Sunday, May 19, 2019

NEIGHBOR LOVE AT YOUR BORDER



Saturday evening, May 18, 2019, and my family settles down for a television evening. We tune to OPB, the public television for Oregon, and watch “Poland Rediscovered”. What an episode! Focused on the charm of Krakow, then the horror of Auschwitz. Result: the pairing of two opposites of human experience, located oddly within miles of each other in the 1940s. 

Krakow today: presented as a charming city of baroque city architecture and a vibrant cafe and food scene.

Auschwitz eighty years ago: a “camp” run by Nazi Germany, the conqueror of Poland of that day. Through Auschwitz and other such “camps,” European Jewry was practically annihilated by Hitler’s government. Weep for the sins of humanity against a vigorous minority.

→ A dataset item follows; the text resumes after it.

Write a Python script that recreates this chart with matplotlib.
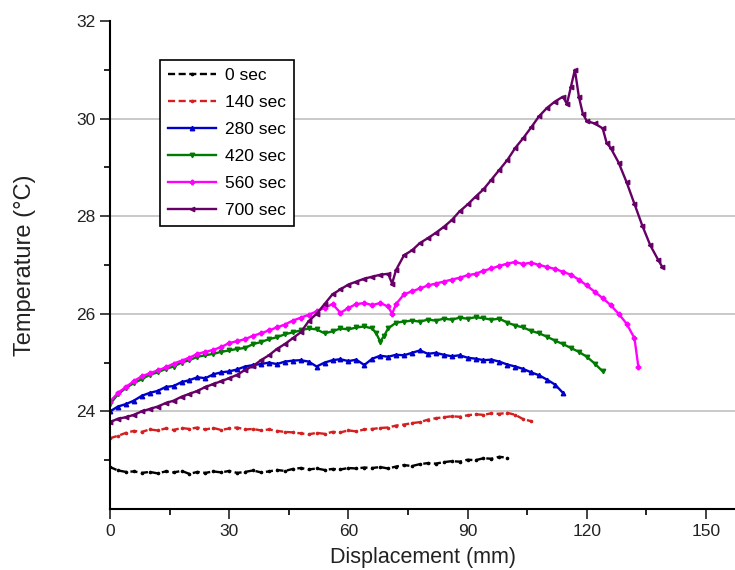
import numpy as np
import matplotlib.pyplot as plt

plt.rcParams['font.family'] = ['Liberation Sans', 'DejaVu Sans']

# 0 sec
x0 = [0, 2, 4, 6, 8, 10, 12, 14, 16, 18, 20, 22, 24, 26, 28, 30, 32, 34, 36, 38, 40,
      42, 44, 46, 48, 50, 52, 54, 56, 58, 60, 62, 64, 66, 68, 70, 72, 74, 76, 78, 80,
      82, 84, 86, 88, 90, 92, 94, 96, 98, 100]
t0 = [22.86, 22.79, 22.76, 22.77, 22.74, 22.76, 22.73, 22.77, 22.75, 22.78, 22.72,
      22.76, 22.74, 22.77, 22.75, 22.78, 22.74, 22.76, 22.79, 22.75, 22.77, 22.80,
      22.78, 22.82, 22.84, 22.81, 22.83, 22.80, 22.82, 22.81, 22.84, 22.83, 22.85,
      22.84, 22.86, 22.83, 22.87, 22.90, 22.88, 22.92, 22.94, 22.93, 22.96, 22.98,
      22.97, 23.01, 23.00, 23.04, 23.03, 23.07, 23.05]

# 140 sec
x140 = [0, 2, 4, 6, 8, 10, 12, 14, 16, 18, 20, 22, 24, 26, 28, 30, 32, 34, 36, 38, 40,
        42, 44, 46, 48, 50, 52, 54, 56, 58, 60, 62, 64, 66, 68, 70, 72, 74, 76, 78, 80,
        82, 84, 86, 88, 90, 92, 94, 96, 98, 100, 102, 104, 106]
t140 = [23.45, 23.50, 23.56, 23.60, 23.58, 23.63, 23.61, 23.65, 23.62, 23.66, 23.64,
        23.67, 23.63, 23.66, 23.62, 23.65, 23.67, 23.63, 23.64, 23.61, 23.63, 23.60,
        23.58, 23.57, 23.55, 23.53, 23.56, 23.54, 23.58, 23.57, 23.61, 23.59, 23.63,
        23.64, 23.66, 23.67, 23.71, 23.73, 23.76, 23.78, 23.83, 23.86, 23.88, 23.90,
        23.89, 23.92, 23.94, 23.93, 23.96, 23.95, 23.97, 23.93, 23.84, 23.80]

# 280 sec
x280 = [0, 2, 4, 6, 8, 10, 12, 14, 16, 18, 20, 22, 24, 26, 28, 30, 32, 34, 36, 38, 40,
        42, 44, 46, 48, 50, 52, 54, 56, 58, 60, 62, 64, 66, 68, 70, 72, 74, 76, 78, 80,
        82, 84, 86, 88, 90, 92, 94, 96, 98, 100, 102, 104, 106, 108, 110, 112, 114]
t280 = [24.00, 24.10, 24.15, 24.22, 24.32, 24.38, 24.42, 24.50, 24.52, 24.60, 24.64,
        24.70, 24.68, 24.76, 24.80, 24.82, 24.86, 24.92, 24.95, 24.97, 25.00, 24.97,
        25.02, 25.04, 25.05, 25.02, 24.92, 25.00, 25.05, 25.07, 25.03, 25.06, 24.95,
        25.08, 25.14, 25.12, 25.16, 25.15, 25.20, 25.25, 25.18, 25.20, 25.16, 25.13,
        25.15, 25.10, 25.08, 25.05, 25.06, 25.02, 24.96, 24.92, 24.87, 24.80, 24.74,
        24.65, 24.55, 24.38]

# 420 sec
x420 = [0, 2, 4, 6, 8, 10, 12, 14, 16, 18, 20, 22, 24, 26, 28, 30, 32, 34, 36, 38, 40,
        42, 44, 46, 48, 50, 52, 54, 56, 58, 60, 62, 64, 66, 67, 68, 69, 70, 72, 74, 76,
        78, 80, 82, 84, 86, 88, 90, 92, 94, 96, 98, 100, 102, 104, 106, 108, 110, 112,
        114, 116, 118, 120, 122, 124]
t420 = [24.15, 24.35, 24.48, 24.58, 24.66, 24.75, 24.80, 24.87, 24.92, 25.00, 25.05,
        25.12, 25.15, 25.18, 25.22, 25.25, 25.28, 25.30, 25.38, 25.42, 25.48, 25.52,
        25.58, 25.62, 25.66, 25.70, 25.68, 25.60, 25.64, 25.70, 25.68, 25.72, 25.74,
        25.70, 25.60, 25.43, 25.55, 25.70, 25.82, 25.84, 25.86, 25.84, 25.88, 25.86,
        25.90, 25.88, 25.92, 25.90, 25.93, 25.91, 25.88, 25.90, 25.82, 25.76, 25.72,
        25.65, 25.60, 25.53, 25.45, 25.38, 25.30, 25.22, 25.12, 24.98, 24.82]

# 560 sec
x560 = [0, 2, 4, 6, 8, 10, 12, 14, 16, 18, 20, 22, 24, 26, 28, 30, 32, 34, 36, 38, 40,
        42, 44, 46, 48, 50, 52, 54, 56, 58, 60, 62, 64, 66, 68, 70, 71, 72, 74, 76, 78,
        80, 82, 84, 86, 88, 90, 92, 94, 96, 98, 100, 102, 104, 106, 108, 110, 112, 114,
        116, 118, 120, 122, 124, 126, 128, 130, 132, 133]
t560 = [24.20, 24.38, 24.50, 24.62, 24.72, 24.78, 24.84, 24.90, 24.98, 25.04, 25.10,
        25.18, 25.22, 25.26, 25.32, 25.40, 25.44, 25.48, 25.55, 25.60, 25.66, 25.72,
        25.78, 25.86, 25.92, 25.98, 26.05, 26.12, 26.20, 26.02, 26.12, 26.20, 26.22,
        26.18, 26.22, 26.15, 26.00, 26.20, 26.40, 26.46, 26.52, 26.58, 26.62, 26.66,
        26.70, 26.74, 26.79, 26.82, 26.88, 26.93, 26.98, 27.03, 27.06, 27.02, 27.05,
        27.00, 26.96, 26.92, 26.86, 26.80, 26.70, 26.58, 26.45, 26.32, 26.18, 26.00,
        25.80, 25.50, 24.90]

# 700 sec
x700 = [0, 2, 4, 6, 8, 10, 12, 14, 16, 18, 20, 22, 24, 26, 28, 30, 32, 34, 36, 38, 40,
        42, 44, 46, 48, 50, 52, 54, 56, 58, 60, 62, 64, 66, 68, 70, 71, 72, 74, 76, 78,
        80, 82, 84, 86, 88, 90, 92, 94, 96, 98, 100, 102, 104, 106, 108, 110, 112, 114,
        115, 116, 117, 118, 119, 120, 122, 124, 125, 126, 128, 130, 132, 134, 136, 138,
        139]
t700 = [23.78, 23.85, 23.88, 23.93, 24.00, 24.05, 24.10, 24.17, 24.22, 24.30, 24.36,
        24.42, 24.50, 24.56, 24.62, 24.68, 24.75, 24.85, 24.93, 25.05, 25.15, 25.28,
        25.38, 25.50, 25.62, 25.85, 26.00, 26.20, 26.40, 26.50, 26.60, 26.66, 26.72,
        26.76, 26.80, 26.82, 26.62, 26.90, 27.20, 27.30, 27.45, 27.55, 27.66, 27.78,
        27.92, 28.10, 28.24, 28.40, 28.55, 28.75, 28.95, 29.15, 29.40, 29.60, 29.82,
        30.05, 30.22, 30.35, 30.45, 30.30, 30.65, 31.00, 30.45, 30.10, 29.95, 29.90,
        29.80, 29.50, 29.40, 29.10, 28.70, 28.25, 27.80, 27.40, 27.10, 26.96]

labels = ['0 sec', '140 sec', '280 sec', '420 sec', '560 sec', '700 sec']
colors = ['#000000', '#d42020', '#0000cc', '#007a00', '#ff00ff', '#660066']
markers = ['.', '.', '^', 'v', 'P', '<']
styles = [(0, (3, 1.5)), (0, (3, 1.5)), '-', '-', '-', '-']
xs = [x0, x140, x280, x420, x560, x700]
ts = [t0, t140, t280, t420, t560, t700]

fig = plt.figure(figsize=(7.35, 5.7), dpi=100)
ax = fig.add_axes([110 / 735, 61 / 570, 625 / 735, 488 / 570])

for x, t, c, m, ls, lab in zip(xs, ts, colors, markers, styles, labels):
    ax.plot(x, t, color=c, marker=m, markersize=3.2, linewidth=1.7, linestyle=ls,
            label=lab)

ax.set_xlim(0, 157.3)
ax.set_ylim(22, 32)
ax.set_xticks([0, 30, 60, 90, 120, 150])
ax.set_xticks([15, 45, 75, 105, 135], minor=True)
ax.set_yticks([24, 26, 28, 30, 32])
ax.set_yticks([23, 25, 27, 29, 31], minor=True)
ax.tick_params(which='major', length=7, width=1.2, labelsize=12.5, colors='#222222')
ax.tick_params(which='minor', length=4, width=1.2)
for y in [24, 26, 28, 30]:
    ax.axhline(y, color='#c0c0c0', linewidth=1.2, zorder=0)

ax.spines['top'].set_visible(False)
ax.spines['right'].set_visible(False)
ax.spines['left'].set_linewidth(1.5)
ax.spines['bottom'].set_linewidth(1.5)

ax.set_xlabel('Displacement (mm)', fontsize=15.5, color='#222222', labelpad=6)
ax.set_ylabel('Temperature (°C)', fontsize=17, color='#222222', labelpad=29)

leg = ax.legend(loc='upper left', bbox_to_anchor=(0.08, 0.92), fontsize=12.5,
                labelspacing=0.68, handlelength=2.8, handletextpad=0.5,
                fancybox=False, framealpha=1, edgecolor='black', borderpad=0.45,
                borderaxespad=0)
leg.get_frame().set_linewidth(1.2)

fig.savefig('out.png', dpi=100)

Auschwitz: The Wall of Death
photo in public domain

Here, prisoners were lined up for execution by firing squad.
Bodies then dumped in gravel pits.



I ask: What’s the dynamic whereby the human brotherhood amongst nice neighbors prevalent in German towns and cities morphs into living hell? How do evil beings like Hitler win power through democratic elections? Answer: they build electoral majorities by building visions of some supposedly frightening a public danger and then presenting themselves as the savior from that danger. That is the story that Rick Steves tells about Hitler, the Nazis, the Jewish population in W. W. II.

Who sees through the sham? . . .the inhumanity? In the case cited in this post, travel guru Rick Steves, whose “Poland Rediscovered” show dramatically portrays both good and evil.

It’s up to watchers to ask whether anything like Auschwitz is occurring today. Is it occurring in North America, along the southern boundary of the U.S.A.?  The link may be tenuous and stretched. Or not. It's a question to be raised.